1942’s Cat People was the first in a string of low-budget horror movies produced by Val Lewton for RKO Pictures. He would go on to produce such ’40s favorites as I Walked With a Zombie and The Body Snatcher, but Cat People is arguably his greatest work. The film is considered a landmark of the genre, and it also invented the “Lewton Bus” scare technique, which is more popular now than ever.
In 1982, director Paul Schrader (Hardcore) helmed a remake of the classic, which earned the cult classic status of its own. The story, written by Alan Ormsby (Children Shouldn’t Play with Dead Things) (although most assume Schrader had an uncredited hand in the script as well), is loosely based on DeWitt Bodeen’s original story – but the end result is fairly far removed from the source material.

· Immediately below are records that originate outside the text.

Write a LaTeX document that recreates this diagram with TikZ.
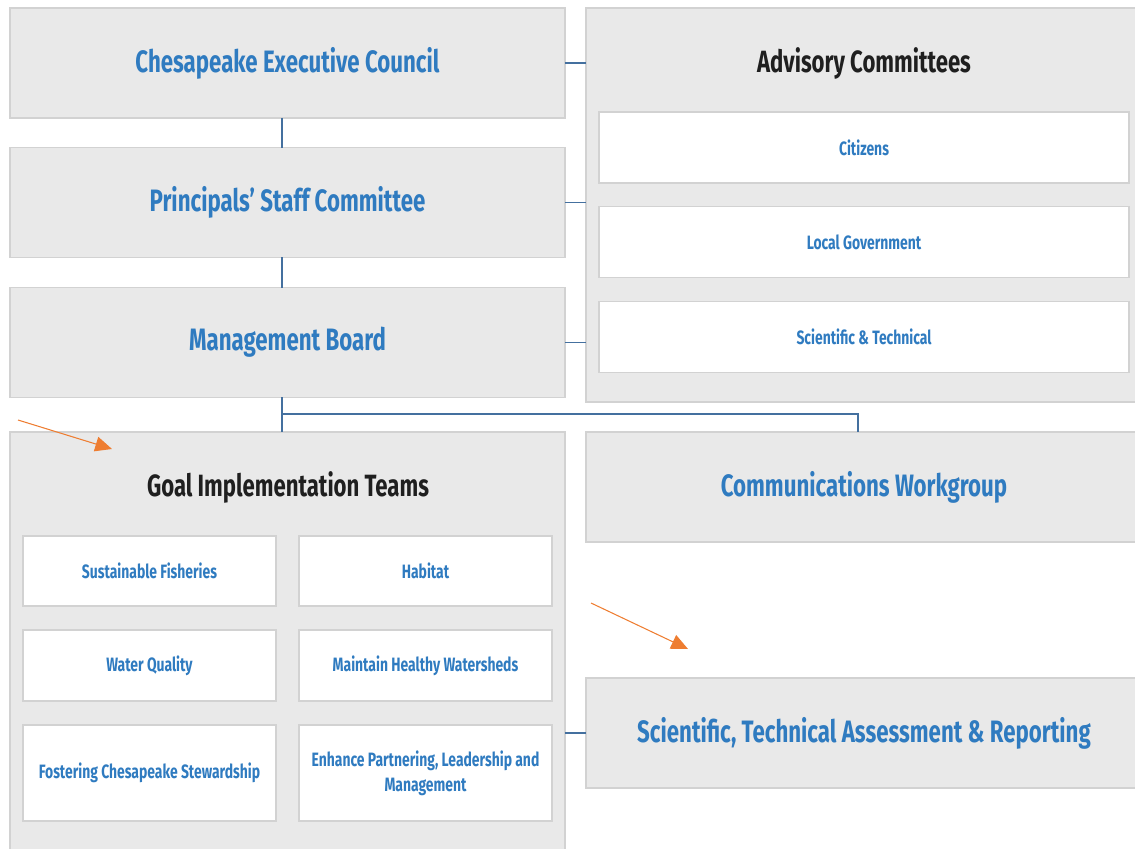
\documentclass[tikz,border=0pt]{standalone}
\usepackage{fontspec}
\setmainfont{Fira Sans}[FakeStretch=0.72]
\usetikzlibrary{arrows.meta}

\definecolor{panelgray}{HTML}{E9E9E9}
\definecolor{boxline}{HTML}{D2D2D2}
\definecolor{cbblue}{HTML}{2F7BC0}
\definecolor{linkblue}{HTML}{44709F}
\definecolor{notearrow}{HTML}{EE7D31}
\definecolor{headblack}{HTML}{1F1F1F}

\tikzset{
  panel/.style={draw=boxline, fill=panelgray, line width=0.8pt, inner sep=0pt, outer sep=0pt,
    minimum width=11.1cm, minimum height=2.2cm},
  card/.style={draw=boxline, fill=white, line width=0.8pt, inner sep=0pt, outer sep=0pt,
    align=center, text=cbblue, font=\bfseries\fontsize{11}{14}\selectfont},
  mainlabel/.style={text=cbblue, font=\bfseries\fontsize{17.6}{21}\selectfont},
  grouplabel/.style={text=headblack, font=\bfseries\fontsize{17.5}{20}\selectfont},
  link/.style={draw=linkblue, line width=1.1pt},
  pointer/.style={draw=notearrow, line width=0.6pt, -{Triangle[length=9.5pt,width=8.5pt]}},
}

\begin{document}
\begin{tikzpicture}[x=0.02cm,y=-0.02cm]

\useasboundingbox (0,0) rectangle (1135,848);
\clip (0,0) rectangle (1135,848);

% left column
\node[panel, mainlabel] (exec) at (287.5,63) {Chesapeake Executive Council};
\node[panel, mainlabel] (psc) at (287.5,202.5) {Principals' Staff Committee};
\node[panel, mainlabel] (mb) at (287.5,342.5) {Management Board};

% advisory committees
\node[panel, minimum width=11.12cm, minimum height=7.88cm] (adv) at (864,205) {};
\node[grouplabel] (advtitle) at (864,63) {Advisory Committees};
\node[card, minimum width=10.6cm, minimum height=1.42cm] (citizens) at (864,147.5) {Citizens};
\node[card, minimum width=10.6cm, minimum height=1.42cm] (localgov) at (864,242) {Local Government};
\node[card, minimum width=10.6cm, minimum height=1.42cm] (scitech) at (864,337) {Scientific \& Technical};

% goal implementation teams
\node[panel, minimum height=8.56cm] (git) at (287.5,646) {};
\node[grouplabel] (gittitle) at (288,487) {Goal Implementation Teams};
\node[card, minimum width=5.06cm, minimum height=1.4cm] (fish) at (149.5,571) {Sustainable Fisheries};
\node[card, minimum width=5.06cm, minimum height=1.4cm] (habitat) at (425.5,571) {Habitat};
\node[card, minimum width=5.06cm, minimum height=1.42cm] (water) at (149.5,665.5) {Water Quality};
\node[card, minimum width=5.06cm, minimum height=1.42cm] (sheds) at (425.5,665.5) {Maintain Healthy Watersheds};
\node[card, minimum width=5.06cm, minimum height=1.92cm] (steward) at (149.5,773) {Fostering Chesapeake Stewardship};
\node[card, minimum width=5.06cm, minimum height=1.92cm] (partner) at (425.5,773) {Enhance Partnering, Leadership and\\Management};

% right column, lower part
\node[panel, mainlabel, minimum width=11.12cm] (comms) at (864,487) {Communications Workgroup};
\node[panel, mainlabel, minimum width=11.12cm] (star) at (864,733) {Scientific, Technical Assessment \& Reporting};

% connectors
\coordinate (spine) at (282,0);
\coordinate (fork) at (282,414);
\draw[link] (exec.south -| spine) -- (psc.north -| spine);
\draw[link] (psc.south -| spine) -- (mb.north -| spine);
\draw[link] (mb.south -| spine) -- (git.north -| spine);
\draw[link] (fork) -| ([xshift=-0.12cm]comms.north);
\draw[link] (exec.east) -- (exec.east -| adv.west);
\draw[link] (psc.east) -- (psc.east -| adv.west);
\draw[link] (mb.east) -- (mb.east -| adv.west);
\draw[link] (star.west -| git.east) -- (star.west);

% orange pointers
\coordinate (p1) at (18,420);
\coordinate (p1tip) at (112,449);
\coordinate (p2) at (591,603);
\coordinate (p2tip) at (688,649);
\draw[pointer] (p1) -- (p1tip);
\draw[pointer] (p2) -- (p2tip);

\end{tikzpicture}
\end{document}
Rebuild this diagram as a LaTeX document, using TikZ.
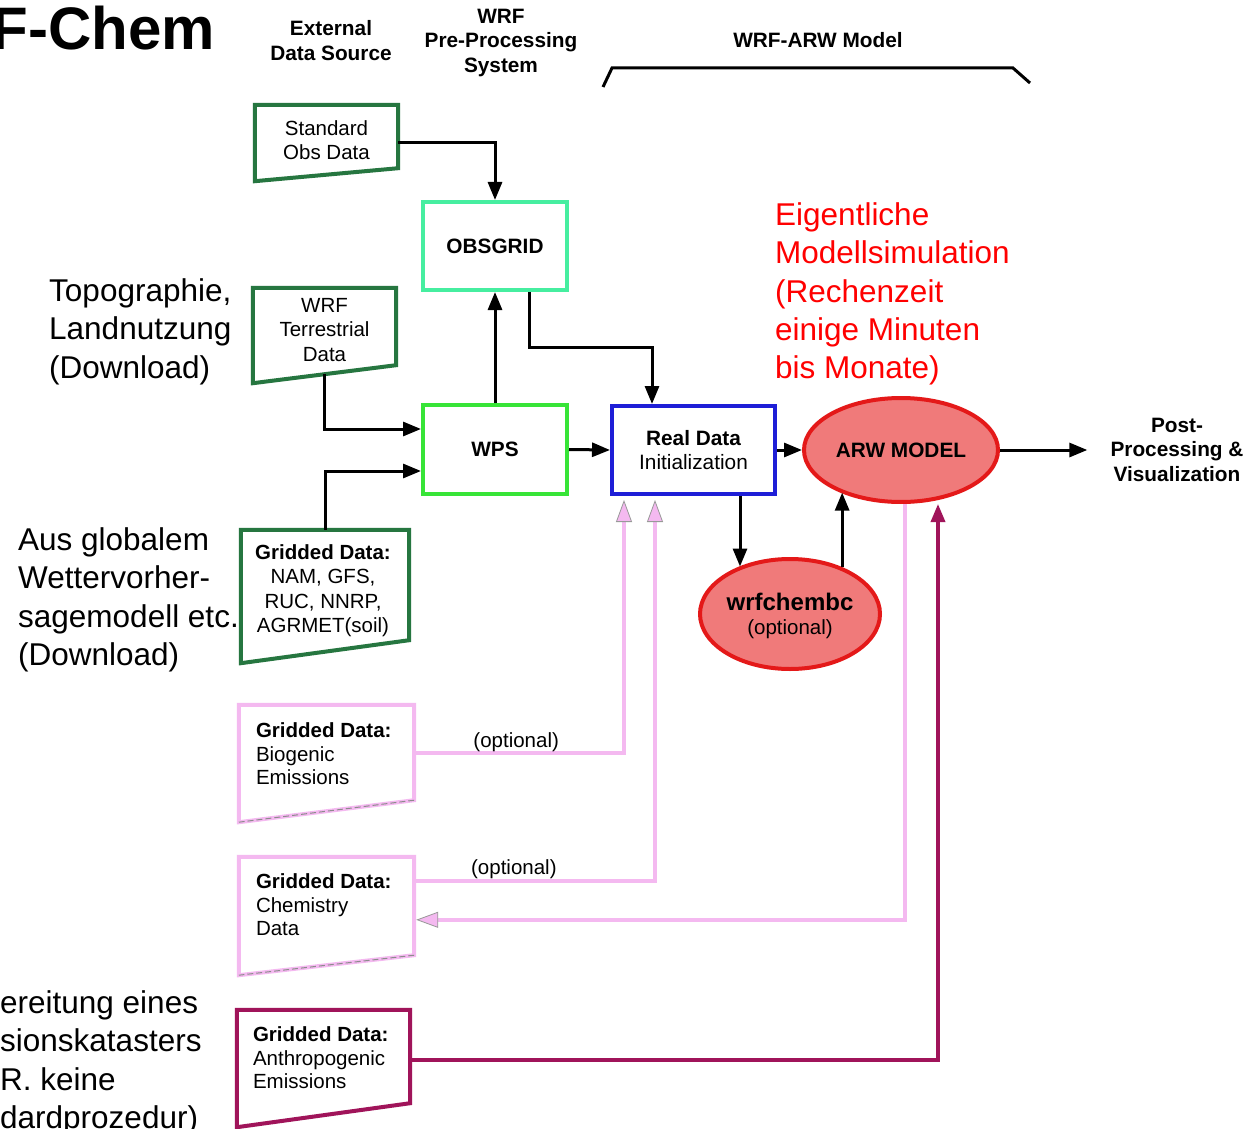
\documentclass[tikz,border=0pt]{standalone}
\usepackage{fontspec}
\setmainfont{Liberation Sans}
\usetikzlibrary{arrows.meta,shapes.geometric,calc}
\definecolor{dgreen}{RGB}{38,118,64}
\definecolor{mint}{RGB}{70,238,160}
\definecolor{wgreen}{RGB}{55,228,55}
\definecolor{rblue}{RGB}{30,30,215}
\definecolor{efill}{RGB}{240,122,122}
\definecolor{ered}{RGB}{228,25,25}
\definecolor{pinkc}{RGB}{244,185,240}
\definecolor{magc}{RGB}{160,20,90}
\definecolor{annred}{RGB}{255,0,0}
\newcommand\drawtrap[3]{\draw[#1] (#2.north west) -- (#2.north east) -- ([yshift=#3]#2.south east) -- (#2.south west) -- cycle;}
\tikzset{
  boxtxt/.style={font=\fontsize{20.5}{24.5}\selectfont, align=center, inner sep=0pt},
  boldtxt/.style={font=\fontsize{20.8}{24.5}\selectfont\bfseries, align=center, inner sep=0pt},
  ltxt/.style={font=\fontsize{20.5}{23.8}\selectfont, align=left, inner sep=0pt, anchor=north west},
  geo/.style={rectangle, inner sep=0pt},
  rbox/.style={rectangle, draw, line width=4pt, boldtxt},
  ell/.style={ellipse, draw=ered, fill=efill, line width=4pt, inner sep=0pt, boldtxt},
  anno/.style={font=\fontsize{31.5}{38.2}\selectfont, align=left, inner sep=0pt, anchor=north west},
  arr/.style={line width=3pt, -{Triangle[length=18pt,width=14pt]}},
  pinkarr/.style={draw=pinkc, line width=4pt, -{Triangle[length=22pt,width=16pt,fill=pinkc,color=black!40,line width=0.8pt]}},
  magarr/.style={draw=magc, line width=3.5pt, -{Triangle[length=18pt,width=14pt]}},
  greenbox/.style={draw=dgreen, line width=4pt},
  pinkbox/.style={draw=pinkc, line width=4pt},
  magbox/.style={draw=magc, line width=4pt},
  dashover/.style={draw=black!45, line width=1pt, dash pattern=on 6pt off 3pt},
  optlab/.style={boxtxt, anchor=south}
}
\begin{document}
\begin{tikzpicture}[x=1pt,y=-1pt]
\useasboundingbox[fill=white] (0,0) rectangle (1259,1129);

% title and headers
\node[font=\fontsize{60}{72}\selectfont\bfseries, anchor=base east, inner sep=0pt] (title) at (215,50) {F-Chem};
\node[boldtxt, anchor=north] (h1) at (331,20.6) {External\\Data Source};
\node[boldtxt, anchor=north] (h2) at (501,8.6) {WRF\\Pre-Processing\\System};
\node[boldtxt, anchor=base] (h3) at (818,47.5) {WRF-ARW Model};
\draw[line width=3pt] (603,87) -- (612,68) -- (1013,68) -- (1030,83);

% trapezoid data sources
\node[geo, minimum width=143pt, minimum height=76pt] (sod) at (326.5,143) {};
\drawtrap{greenbox}{sod}{13pt}
\node[boxtxt] (sodt) at ([yshift=3pt]sod.center) {Standard\\Obs Data};

\node[geo, minimum width=143pt, minimum height=95pt] (terr) at (324.5,335.5) {};
\drawtrap{greenbox}{terr}{18pt}
\node[boxtxt] (terrt) at ([yshift=5.5pt]terr.center) {WRF\\Terrestrial\\Data};

\node[geo, minimum width=168pt, minimum height=133pt] (grid) at (325,596.5) {};
\drawtrap{greenbox}{grid}{23pt}
\node[boxtxt] (gridt) at ([xshift=-2pt,yshift=6pt]grid.center) {\textbf{Gridded Data:}\\NAM, GFS,\\RUC, NNRP,\\AGRMET(soil)};

\node[geo, minimum width=175pt, minimum height=117pt] (bio) at (326.5,763.5) {};
\drawtrap{pinkbox}{bio}{22pt}
\draw[dashover] ([yshift=22pt]bio.south east) -- (bio.south west);
\node[ltxt] (biot) at ([xshift=17pt,yshift=-17.5pt]bio.north west) {\textbf{Gridded Data:}\\Biogenic\\Emissions};

\node[geo, minimum width=175pt, minimum height=118pt] (chem) at (326.5,916) {};
\drawtrap{pinkbox}{chem}{20pt}
\draw[dashover] ([yshift=20pt]chem.south east) -- (chem.south west);
\node[ltxt] (chemt) at ([xshift=17pt,yshift=-16.5pt]chem.north west) {\textbf{Gridded Data:}\\Chemistry\\Data};

\node[geo, minimum width=173pt, minimum height=117pt] (anth) at (323.5,1068.5) {};
\drawtrap{magbox}{anth}{24pt}
\node[ltxt] (antht) at ([xshift=16pt,yshift=-16.5pt]anth.north west) {\textbf{Gridded Data:}\\Anthropogenic\\Emissions};

% processing boxes
\node[rbox, draw=mint, minimum width=144pt, minimum height=88pt] (obsgrid) at (495,246) {OBSGRID};
\node[rbox, draw=wgreen, minimum width=144pt, minimum height=89pt] (wps) at (495,449.5) {WPS};
\node[rbox, draw=rblue, minimum width=163pt, minimum height=88pt] (rdi) at (693.5,450) {Real Data\\\mdseries Initialization};
\node[ell, minimum width=194pt, minimum height=104pt] (arw) at (901,450) {ARW MODEL};
\node[ell, minimum width=180pt, minimum height=110pt] (wchem) at (790,614) {};
\node[boldtxt] (wchemt) at ([yshift=-2pt]wchem.center) {{\fontsize{24}{25}\selectfont wrfchembc}\\[-1pt]\mdseries\fontsize{20.5}{24.5}\selectfont (optional)};
\node[boldtxt, anchor=north] (post) at (1177,417.5) {Post-\\Processing \&\\Visualization};

% annotations
\node[anno] (topo) at (49,278.6) {Topographie,\\Landnutzung\\(Download)};
\node[anno] (glob) at (18,527.6) {Aus globalem\\Wettervorher-\\sagemodell etc.\\(Download)};
\node[anno] (kat) at (0,990.6) {ereitung eines\\sionskatasters\\R. keine\\dardprozedur)};
\node[anno, text=annred] (sim) at (775,202.6) {Eigentliche\\Modellsimulation\\(Rechenzeit\\einige Minuten\\bis Monate)};

% black connectors
\draw[arr] (sod.east) -| (obsgrid.north);
\draw[arr] (wps.north) -- (obsgrid.south);
\draw[arr] ([xshift=34pt]obsgrid.south) -- ++(0,55) -| ([xshift=-41.5pt]rdi.north);
\draw[arr] ([yshift=9pt]terr.south) |- ([yshift=20.5pt]wps.west);
\draw[arr] (grid.north) |- ([yshift=-21.5pt]wps.west);
\draw[arr] (wps.east) -- (rdi.west);
\draw[arr] (rdi.east) -- (arw.west);
\coordinate (rdiS) at ([xshift=46.5pt]rdi.south);
\draw[arr] (rdiS) -- (rdiS |- wchem.137.6);
\draw[arr] (wchem.42) -- (wchem.42 |- arw.215.7);
\draw[arr, shorten >=23pt] (arw.east) -- (arw.east -| post.west);

% pink and magenta connectors
\draw[pinkarr, shorten >=4pt] ([yshift=-48pt]bio.north east) -| node[optlab, pos=0.243, yshift=-1pt] (opt1) {(optional)} ([xshift=-69.5pt]rdi.south);
\draw[pinkarr, shorten >=4pt] ([yshift=-24pt]chem.north east) -| node[optlab, pos=0.207, yshift=0pt] (opt2) {(optional)} ([xshift=-38.5pt]rdi.south);
\draw[pinkarr, shorten >=2pt] ([xshift=4pt]arw.south) |- ([yshift=-63pt]chem.north east);
\draw[magarr] ([yshift=-50pt]anth.north east) -| ([xshift=37pt]arw.south);
\end{tikzpicture}
\end{document}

After spending her youth and young adulthood in a series of foster homes, Irena Gallier (Nastassja Kinski) visits her brother, Paul (Malcolm McDowell, A Clockwork Orange), in his New Orleans home for the first time since their parents’ death. It’s an awkward relationship to begin with, and the situation becomes more strange when Paul disappears. While he’s gone, a mysterious black leopard appears in town and kills a hooker.
The wild animal is captured by the workers from a local zoo, lead by zoologist Oliver Yates (John Heard, Home Alone). Irena visits the zoo and senses a strange connection to the caged animal, complicated further by her attraction to Oliver. The leopard disappears from the zoo and, wouldn’t you know it, Paul reappears. He attacks Irena, revealing to her that they are part of an ancient breed that transforms into leopards upon sexual arousal. Only the incestuous act of sex with another like them prevents the werewolf-like transformation.
Although sexuality played a key role in the original, the most noticeable difference in the remake is the increased eroticism. The curse can be seen as an allegory for the carnal urges inside all humans. Rampant nudity is the name of the game, with nearly ever female baring her breasts – including Kinski, who spends much of the second half of the film in the buff. Being a product of the ’80s, it’s no surprise that the film also amps up the gore content.
The original Cat People employed a lot of shadow play because it did not have the means to pull off leopard attacks, and the remake uses similar tactics with a greater mixture of actual animals and puppetry. Schrader handles the visuals with finesse, never allowing the subject matter to come off as too schlocky. He also does his best to keep the eroticism from feeling exploitative. But to say it’s void of any cheesy moments would be a lie; one particular scene of a bra popping open makes that an impossible task. Schrader injects the film with dose of a stylish experimentation to explore the mythical aspects, particularly the magnificent orange desert setpiece.
The eclectic cast is a treat. Kinski, despite not having much dialogue, is fantastic as the lead; she’s innocent at a glance with a hint of something deeper behind those big, catlike eyes. McDowell, as always, is a master of his craft. Along with the aforementioned stars, Cat People features Annette O’Toole (It) and Ed Begley Jr. (Arrested Development) as zoo workers, Ruby Dee (Do the Right Thing) as Pauls’ housekeeper, Frankie Faison (The Silence of the Lambs) as a detective and Lynn Lowry (Lynn Lowry) as one of several scantily clad victims. There’s also a Golden Globe-nominated score composed by Giorgio Moroder (Scarface), complete with a theme song, “Cat People (Putting Out Fire),” sung by David Bowie.
Scream Factory brings Cat People to Blu-ray in expectedly impressive fashion. The video and audio both offer noticeable improvements over past releases. There’s no commentary track (although Schrader recorded one for a previous DVD issue), but the disc includes new interviews with all of the key players: Kinski, Heard, McDowell, O’Toole, Lowry, Moroder and Schrader himself. They’re brief but interesting segments. Trailers and galleries round out the extras.
Many modern horror remakes could learn a thing or two from Cat People. 40 years removed from the original, the film takes the basic concept and does something refreshingly bold with it.